OpCoast's Wi-Fi cockroaches

Olga Kharif
03 Jul 2012

When Ben Epstein sees a cockroach, he’s more likely to get out a circuit board than a can of Raid.

Epstein is a vice president at OpCoast, a defense contractor in New Jersey. For the last few years he’s been using insects—specifically, the death’s head cockroach, a two-inch-long, glossy brown branch of the species—to create wireless networks.

The goal is to use the insects to communicate with people trapped in collapsed buildings, mines, and other areas rescuers can’t easily reach. The insects might also conduct surveillance. “These are real bugs that can do bugging,” Epstein says, laughing.

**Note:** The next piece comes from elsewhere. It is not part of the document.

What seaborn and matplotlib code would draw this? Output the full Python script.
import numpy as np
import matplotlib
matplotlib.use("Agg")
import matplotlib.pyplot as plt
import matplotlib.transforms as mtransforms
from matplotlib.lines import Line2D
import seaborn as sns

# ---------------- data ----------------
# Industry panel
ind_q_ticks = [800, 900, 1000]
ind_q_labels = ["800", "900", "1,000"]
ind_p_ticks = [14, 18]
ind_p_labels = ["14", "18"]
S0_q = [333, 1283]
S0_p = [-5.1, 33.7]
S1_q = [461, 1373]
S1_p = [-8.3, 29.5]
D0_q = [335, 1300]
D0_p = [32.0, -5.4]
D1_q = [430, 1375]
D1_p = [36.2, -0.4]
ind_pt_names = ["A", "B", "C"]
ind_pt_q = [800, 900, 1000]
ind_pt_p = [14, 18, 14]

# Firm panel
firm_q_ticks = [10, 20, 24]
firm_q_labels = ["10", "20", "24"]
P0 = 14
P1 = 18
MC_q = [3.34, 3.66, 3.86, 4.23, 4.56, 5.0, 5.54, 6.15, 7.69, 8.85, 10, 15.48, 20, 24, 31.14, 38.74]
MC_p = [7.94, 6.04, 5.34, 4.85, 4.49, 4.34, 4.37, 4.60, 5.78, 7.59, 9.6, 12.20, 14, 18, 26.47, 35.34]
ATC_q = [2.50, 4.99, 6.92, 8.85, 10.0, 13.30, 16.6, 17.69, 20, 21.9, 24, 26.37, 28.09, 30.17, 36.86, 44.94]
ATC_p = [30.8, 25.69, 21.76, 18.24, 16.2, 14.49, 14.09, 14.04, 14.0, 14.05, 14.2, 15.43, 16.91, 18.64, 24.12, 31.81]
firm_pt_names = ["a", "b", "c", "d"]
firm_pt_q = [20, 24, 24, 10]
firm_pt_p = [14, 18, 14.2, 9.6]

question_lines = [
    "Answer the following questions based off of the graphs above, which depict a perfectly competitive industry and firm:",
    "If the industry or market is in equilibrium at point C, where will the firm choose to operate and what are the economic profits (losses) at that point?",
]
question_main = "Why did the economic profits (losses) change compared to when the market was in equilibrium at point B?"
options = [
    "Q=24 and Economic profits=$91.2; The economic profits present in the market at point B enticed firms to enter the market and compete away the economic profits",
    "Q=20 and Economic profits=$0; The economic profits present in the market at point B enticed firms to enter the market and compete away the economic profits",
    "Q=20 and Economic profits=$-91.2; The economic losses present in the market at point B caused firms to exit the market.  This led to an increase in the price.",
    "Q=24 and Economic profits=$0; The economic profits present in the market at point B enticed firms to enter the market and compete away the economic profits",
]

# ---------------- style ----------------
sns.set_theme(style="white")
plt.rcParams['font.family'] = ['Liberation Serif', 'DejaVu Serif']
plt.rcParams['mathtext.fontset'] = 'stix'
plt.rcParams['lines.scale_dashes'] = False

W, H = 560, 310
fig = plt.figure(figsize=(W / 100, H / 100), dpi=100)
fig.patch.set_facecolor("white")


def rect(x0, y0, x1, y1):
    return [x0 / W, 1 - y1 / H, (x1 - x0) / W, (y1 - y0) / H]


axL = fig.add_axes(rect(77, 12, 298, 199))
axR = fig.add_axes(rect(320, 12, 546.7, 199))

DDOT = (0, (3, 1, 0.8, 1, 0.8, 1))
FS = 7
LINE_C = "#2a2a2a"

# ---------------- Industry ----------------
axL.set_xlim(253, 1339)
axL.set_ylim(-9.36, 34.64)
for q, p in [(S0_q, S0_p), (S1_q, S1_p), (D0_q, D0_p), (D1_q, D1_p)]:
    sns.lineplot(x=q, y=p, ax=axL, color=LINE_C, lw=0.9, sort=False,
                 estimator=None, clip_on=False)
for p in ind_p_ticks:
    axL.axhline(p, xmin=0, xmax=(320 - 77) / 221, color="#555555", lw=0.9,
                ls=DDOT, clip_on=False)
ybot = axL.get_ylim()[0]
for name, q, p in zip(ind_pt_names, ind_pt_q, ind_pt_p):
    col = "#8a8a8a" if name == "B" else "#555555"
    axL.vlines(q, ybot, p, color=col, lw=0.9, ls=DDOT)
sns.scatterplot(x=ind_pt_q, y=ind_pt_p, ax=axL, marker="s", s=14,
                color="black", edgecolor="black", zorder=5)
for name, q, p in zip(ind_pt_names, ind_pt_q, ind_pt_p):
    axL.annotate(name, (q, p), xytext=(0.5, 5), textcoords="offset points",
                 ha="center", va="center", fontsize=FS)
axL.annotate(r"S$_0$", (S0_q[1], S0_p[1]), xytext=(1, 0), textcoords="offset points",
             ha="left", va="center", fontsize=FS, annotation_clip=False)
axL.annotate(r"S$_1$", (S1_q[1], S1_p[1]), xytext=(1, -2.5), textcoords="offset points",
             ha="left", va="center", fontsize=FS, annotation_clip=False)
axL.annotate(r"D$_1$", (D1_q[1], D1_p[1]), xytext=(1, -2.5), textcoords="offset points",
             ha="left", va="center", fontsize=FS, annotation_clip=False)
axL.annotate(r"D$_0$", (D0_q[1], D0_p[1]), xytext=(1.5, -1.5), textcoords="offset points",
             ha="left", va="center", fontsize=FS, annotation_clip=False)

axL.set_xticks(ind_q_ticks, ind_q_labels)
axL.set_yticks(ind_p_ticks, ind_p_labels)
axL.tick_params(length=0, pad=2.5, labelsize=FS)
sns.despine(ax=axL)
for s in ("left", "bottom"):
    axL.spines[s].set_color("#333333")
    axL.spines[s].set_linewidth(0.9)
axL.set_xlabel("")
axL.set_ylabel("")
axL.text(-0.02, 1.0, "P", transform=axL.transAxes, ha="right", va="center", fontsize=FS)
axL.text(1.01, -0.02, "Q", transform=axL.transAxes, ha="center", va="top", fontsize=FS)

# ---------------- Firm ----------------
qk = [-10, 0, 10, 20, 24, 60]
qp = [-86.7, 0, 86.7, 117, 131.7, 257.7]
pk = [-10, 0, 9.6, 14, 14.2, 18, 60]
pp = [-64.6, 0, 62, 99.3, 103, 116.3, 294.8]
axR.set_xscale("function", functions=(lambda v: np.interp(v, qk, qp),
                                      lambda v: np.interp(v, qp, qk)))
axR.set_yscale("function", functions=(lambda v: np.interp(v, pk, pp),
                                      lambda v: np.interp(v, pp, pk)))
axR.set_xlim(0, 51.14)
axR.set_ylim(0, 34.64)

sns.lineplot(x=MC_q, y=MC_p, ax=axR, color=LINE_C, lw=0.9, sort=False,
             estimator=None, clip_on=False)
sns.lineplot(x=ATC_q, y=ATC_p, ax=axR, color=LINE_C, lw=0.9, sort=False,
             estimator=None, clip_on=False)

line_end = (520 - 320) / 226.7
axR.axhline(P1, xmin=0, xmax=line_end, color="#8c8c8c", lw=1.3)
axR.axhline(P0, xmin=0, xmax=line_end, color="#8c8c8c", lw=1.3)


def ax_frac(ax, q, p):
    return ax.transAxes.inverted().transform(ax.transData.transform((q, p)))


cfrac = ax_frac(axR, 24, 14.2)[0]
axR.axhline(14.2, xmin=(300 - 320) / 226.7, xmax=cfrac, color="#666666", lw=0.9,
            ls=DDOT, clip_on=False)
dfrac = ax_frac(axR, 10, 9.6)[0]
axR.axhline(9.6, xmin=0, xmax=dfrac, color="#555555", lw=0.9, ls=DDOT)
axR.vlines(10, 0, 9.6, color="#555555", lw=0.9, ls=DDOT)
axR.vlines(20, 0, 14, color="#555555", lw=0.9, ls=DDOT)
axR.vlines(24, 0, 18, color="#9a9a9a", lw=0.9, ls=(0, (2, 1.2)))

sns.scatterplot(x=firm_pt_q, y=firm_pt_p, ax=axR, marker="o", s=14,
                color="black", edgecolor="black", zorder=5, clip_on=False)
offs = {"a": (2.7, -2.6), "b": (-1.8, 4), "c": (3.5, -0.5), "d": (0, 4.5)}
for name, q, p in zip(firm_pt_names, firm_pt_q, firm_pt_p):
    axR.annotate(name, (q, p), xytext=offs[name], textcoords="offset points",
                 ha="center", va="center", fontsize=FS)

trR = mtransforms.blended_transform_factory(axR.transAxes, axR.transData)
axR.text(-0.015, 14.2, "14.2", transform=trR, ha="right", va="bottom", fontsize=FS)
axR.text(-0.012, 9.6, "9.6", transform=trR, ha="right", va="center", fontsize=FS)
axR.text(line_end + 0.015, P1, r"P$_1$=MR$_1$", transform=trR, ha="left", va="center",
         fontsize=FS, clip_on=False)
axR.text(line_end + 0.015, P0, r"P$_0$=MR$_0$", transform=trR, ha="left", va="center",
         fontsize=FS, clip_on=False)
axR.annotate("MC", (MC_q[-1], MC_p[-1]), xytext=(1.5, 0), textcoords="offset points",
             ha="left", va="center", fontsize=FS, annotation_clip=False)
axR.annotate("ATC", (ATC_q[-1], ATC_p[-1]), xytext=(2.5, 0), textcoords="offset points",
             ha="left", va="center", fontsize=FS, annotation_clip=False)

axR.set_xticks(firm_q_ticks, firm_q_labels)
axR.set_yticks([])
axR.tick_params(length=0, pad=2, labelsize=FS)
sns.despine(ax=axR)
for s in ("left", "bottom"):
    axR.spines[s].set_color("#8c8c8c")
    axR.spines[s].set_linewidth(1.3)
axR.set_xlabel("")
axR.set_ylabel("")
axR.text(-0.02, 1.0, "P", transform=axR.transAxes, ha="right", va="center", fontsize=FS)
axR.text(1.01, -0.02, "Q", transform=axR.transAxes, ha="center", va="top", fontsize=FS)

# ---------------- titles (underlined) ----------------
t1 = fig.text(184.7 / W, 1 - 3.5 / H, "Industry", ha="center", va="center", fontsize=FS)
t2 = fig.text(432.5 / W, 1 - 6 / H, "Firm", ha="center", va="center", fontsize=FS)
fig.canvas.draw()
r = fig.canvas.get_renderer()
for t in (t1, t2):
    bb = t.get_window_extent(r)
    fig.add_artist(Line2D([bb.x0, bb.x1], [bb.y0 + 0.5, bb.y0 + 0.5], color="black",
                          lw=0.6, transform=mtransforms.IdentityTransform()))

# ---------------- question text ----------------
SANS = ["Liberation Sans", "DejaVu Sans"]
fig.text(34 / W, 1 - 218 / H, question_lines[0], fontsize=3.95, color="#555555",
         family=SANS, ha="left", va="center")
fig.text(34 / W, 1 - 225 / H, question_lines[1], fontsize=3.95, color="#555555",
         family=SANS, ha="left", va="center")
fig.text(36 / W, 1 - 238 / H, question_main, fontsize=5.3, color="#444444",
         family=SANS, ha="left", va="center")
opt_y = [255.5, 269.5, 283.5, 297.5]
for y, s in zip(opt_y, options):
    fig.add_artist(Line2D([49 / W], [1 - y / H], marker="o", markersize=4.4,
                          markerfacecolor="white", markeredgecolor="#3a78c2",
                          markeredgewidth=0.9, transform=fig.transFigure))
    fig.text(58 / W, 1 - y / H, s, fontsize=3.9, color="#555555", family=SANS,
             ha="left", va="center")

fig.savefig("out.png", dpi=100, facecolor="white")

On its belly, each roach carries a dime-size circuit board along with a radio, a microphone, and a battery. The gear, which adds up to two grams, about half the weight of a roach, is still in the prototype phase. As the bugs crawl into crevices and disperse, their microphones pick up sounds, while the radios transmit data via a local-area wireless technology called ZigBee. In the future, the bugs might carry sensors to detect radioactivity or chemicals.

Epstein and his team are working to make the electronic circuitry even tinier, so it can be carried by smaller insects such as crickets and water bugs. They’re also testing a metal composite that flexes like a muscle when electricity is applied.

Placing the material on a cricket would alter the flutter of its wings and distort the pitch of its chirp. It’s a way to relay information as aural zeroes and ones, like the bits in a computer, which could be decoded by software. “It has the potential for being a redundant communication system at a low cost,” says Dwight Woolard, a program manager at the Army Research Office.